I'm standing on stage, with my bright red lipstick, my high bun, my chest heaving from the exertion of my effort. I'm frozen with a big smile on my face, blinded by the spot lights, wondering why there is silence.
But I have read more than enough how-to-get-your-Etsy-shop-started articles to know that just because you don't get a sale within your first 3.5 days, doesn't mean you should give up. It take patience! I need to keep churning out new product in order to keep driving traffic. I need to build up my shop. I need to support it. I need to be okay without instant gratification. I know the steps I need to take. I just need to take them.
So I will. I will write them down, I will keep working, and I will wait with eager anticipation for my first sale. And even if I never get a sale, even if I move to Michigan in August without having sold one hat, I am still proud of myself for putting myself out there. I really had to push myself out of my comfort zone and grow. I would be disappointed with the results, but not with my efforts.
So stay tuned, world, Sheep & Company has several ideas coming down the hatch!
UPDATE: Not one hour after I posted this blog post, I sold my first hat! And no, the buyer is not someone I know ; )
In a weird way, I'm actually glad I have had an sales yet, because I spent the weekend with the stomach flu. It was a tough debate between stomach flu or food poisoning but we finally decided that Abigail and I had the stomach flu, with Abigail's bug being significantly milder than mine (thanks be to God). At least I finally know that my fatigue and lethargy all last leek wasn't just me being lazy.
Prospective Sheep & Company customers, do not worry because after each and every item is created, it is washed and placed in a sterile environment that neither flu germ nor cat hair nor small child could permeate. Perfectly safe and sanitary.
We're still dealing with a few straggling symptoms, but the worst seems to have started and ended on Friday night. However, I think it may be a few months before I'll be able to eat pizza again.
Do you remember Abigail's epic pickiness? Things got so bad that she was only eating grilled cheese, goldfish crackers, and bananas. I worked really, really hard, and could get her to eat certain types of sugary, instant oatmeal on a good day. But my progress stalled and then Abigail started phasing out bananas.
Which is huge.
That would be like Winnie the Pooh deciding he didn't like honey any more.
I mean, seriously you-might-as-well-go-rob-a-bank-because-we-are-clearly-living-in-an-alternate-universe-and-won't-be-held-responsible-for-our-crimes type of mind blowing.
I had spoken to everyone. Friends, family, the pediatrician, the occupational and developmental therapists. No luck. Everyone had ideas, theories, all of which failed. It got to the point where I vowed I wouldn't feed Abigail again until she ate eggs. Abigail held out and I usually caved out of fear of malnutrition.
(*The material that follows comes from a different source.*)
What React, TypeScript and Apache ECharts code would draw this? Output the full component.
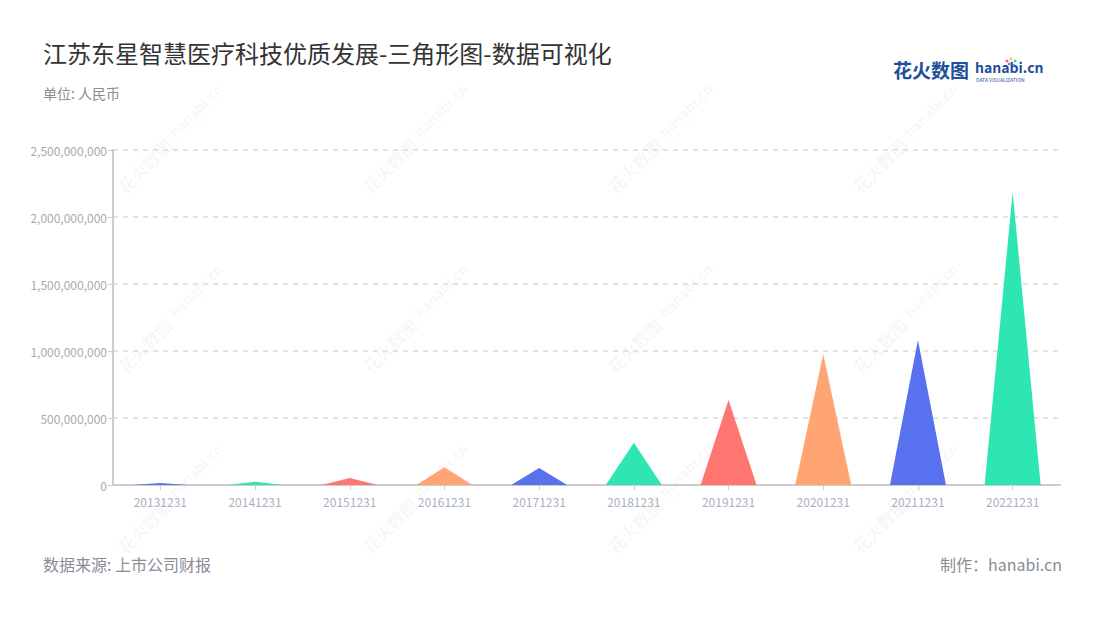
import React, { useEffect, useRef } from "react";
import * as echarts from "echarts";

const categories = ["20131231", "20141231", "20151231", "20161231", "20171231", "20181231", "20191231", "20201231", "20211231", "20221231"];
const values = [15000000, 25000000, 52000000, 132000000, 127000000, 316000000, 634000000, 975000000, 1082000000, 2186000000];
const palette = ["#5771EF", "#2EE6B2", "#FF7570", "#FFA574"];
const titleText = "江苏东星智慧医疗科技优质发展-三角形图-数据可视化";
const unitText = "单位: 人民币";
const sourceText = "数据来源: 上市公司财报";
const makerText = "制作：hanabi.cn";

const FONT = "'Noto Sans CJK SC', 'Noto Sans', sans-serif";

export default function App() {
  const ref = useRef<HTMLDivElement>(null);
  useEffect(() => {
    if (!ref.current) return;
    const chart = echarts.init(ref.current, null, { renderer: "svg" });
    const wmX = [170, 415, 660, 905];
    const wmY = [140, 320, 500];
    const watermarks: any[] = [];
    wmX.forEach((x) =>
      wmY.forEach((y) => {
        watermarks.push({
          type: "group",
          x,
          y,
          rotation: Math.PI / 4,
          silent: true,
          z: 100,
          children: [
            {
              type: "text",
              x: -70,
              y: 0,
              style: { text: "花火数图", font: `bold 17px ${FONT}`, fill: "rgba(0,0,0,0.05)", verticalAlign: "middle" },
            },
            {
              type: "text",
              x: 5,
              y: -3,
              style: { text: "hanabi.cn", font: `bold 14px ${FONT}`, fill: "rgba(0,0,0,0.05)", verticalAlign: "middle" },
            },
            {
              type: "text",
              x: 7,
              y: 8,
              style: { text: "DATA VISUALIZATION", font: `5px ${FONT}`, fill: "rgba(0,0,0,0.05)", verticalAlign: "middle" },
            },
          ],
        });
      })
    );
    chart.setOption({
      animation: false,
      textStyle: { fontFamily: FONT },
      grid: { left: 113, right: 40, top: 150, bottom: 135 },
      xAxis: {
        type: "category",
        data: categories,
        axisLine: { show: true, lineStyle: { color: "#cccccc", width: 2 } },
        axisTick: { show: true, alignWithLabel: true, lineStyle: { color: "#cccccc" } },
        axisLabel: { color: "#aab0bf", fontSize: 12, margin: 10 },
      },
      yAxis: {
        type: "value",
        min: 0,
        max: 2500000000,
        interval: 500000000,
        axisLine: { show: true, lineStyle: { color: "#cccccc", width: 2 } },
        axisTick: { show: true, lineStyle: { color: "#cccccc" } },
        axisLabel: {
          color: "#aaaaaa",
          fontSize: 12,
          margin: 6,
          formatter: (v: number) => v.toLocaleString("en-US"),
        },
        splitLine: { show: true, lineStyle: { color: "#e3e3e3", type: [5, 5], width: 2 } },
      },
      series: [
        {
          type: "pictorialBar",
          symbol: "triangle",
          barWidth: 56,
          symbolSize: [56, "100%"],
          data: values.map((v, i) => ({ value: v, itemStyle: { color: palette[i % palette.length] } })),
          z: 10,
        },
      ],
      graphic: [
        ...watermarks,
        {
          type: "text",
          left: 43,
          top: 40,
          style: { text: titleText, font: `24px ${FONT}`, fill: "#333333" },
        },
        {
          type: "text",
          left: 43,
          top: 86,
          style: { text: unitText, font: `14px ${FONT}`, fill: "#8a8c96" },
        },
        {
          type: "text",
          left: 43,
          top: 556,
          style: { text: sourceText, font: `16px ${FONT}`, fill: "#8a8c96" },
        },
        {
          type: "text",
          right: 38,
          top: 556,
          style: { text: makerText, font: `16px ${FONT}`, fill: "#8a8c96" },
        },
        {
          type: "text",
          left: 893,
          top: 60,
          style: { text: "花火数图", font: `bold 19px ${FONT}`, fill: "#1e4f9c" },
        },
        {
          type: "text",
          left: 975,
          top: 60,
          style: { text: "hanabi.cn", font: `bold 14px ${FONT}`, fill: "#1e4f9c" },
        },
        {
          type: "text",
          left: 976,
          top: 77,
          style: { text: "DATA VISUALIZATION", font: `5px ${FONT}`, fill: "#1e4f9c" },
        },
        { type: "circle", shape: { cx: 1007, cy: 61, r: 1.5 }, style: { fill: "#ff6b6b" } },
        { type: "circle", shape: { cx: 1011, cy: 59, r: 1.5 }, style: { fill: "#ffc53d" } },
        { type: "circle", shape: { cx: 1015, cy: 61, r: 1.5 }, style: { fill: "#36cfc9" } },
        { type: "circle", shape: { cx: 1009, cy: 64, r: 1.2 }, style: { fill: "#9254de" } },
        { type: "circle", shape: { cx: 1014, cy: 65, r: 1.2 }, style: { fill: "#40a9ff" } },
      ],
    });
    return () => chart.dispose();
  }, []);
  return <div ref={ref} style={{ position: "absolute", left: 0, top: 0, width: 1100, height: 620 }} />;
}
Meal times were miserable. Everyone was grouchy.
And then? We struck brilliance. I brought it up to Abigail's speech therapist and told her it seemed like a texture issue. She thought Abigail might be having sensory issues and recommended that I pair soft things with crunchy things, like using the goldfish cracker as a scoop for pureed beans and veggies.
You see, kids with Down syndrome can have difficulty with sensation. With crunchy things, like goldfish crackers, Abigail can both hear and feel the food in her mouth, so she knows what to do with it. With something soft like eggs, she doesn't get enough feedback to know when to chew and when to swallow.
So now Abigail eats.
We are trying to show her that mealtimes aren't solely for torture, and we're trying to break her of the habit of simply spitting out food she doesn't recognize, but as long as we can get her to down one or two bites, she's starting to get some positive feedback from both the food and Matt and I. Cue progress!
Within the first week, I got Abigail to eat some beans, veggies, potatoes (which I know are a veggie, but they are a starchy veggie), and even a little bit of roast beef! All carefully served on the filet of a goldfish cracker. I'm even using goldfish crackers to get her to eat other kinds of crackers so we don't have such a dependence on one type of cracker.
I felt such a sense of relief, I almost cried. I wrote the therapist a heart-felt note to let her know how much her wisdom meant to us.
Ah, sometimes it's the little things, but sometimes it's the big things. Like finally getting Abigail to eat protein or opening an Etsy shop. You have to push yourself in order to grow. And, unless you want to be the same person in 20 years as you are now, you have to grow. The more I grow, the less growing pains I feel. I hope I keep growing as my time here in this amazing city winds down. I don't want to squander one minute of Chicago in the way I squander so much time in Florida.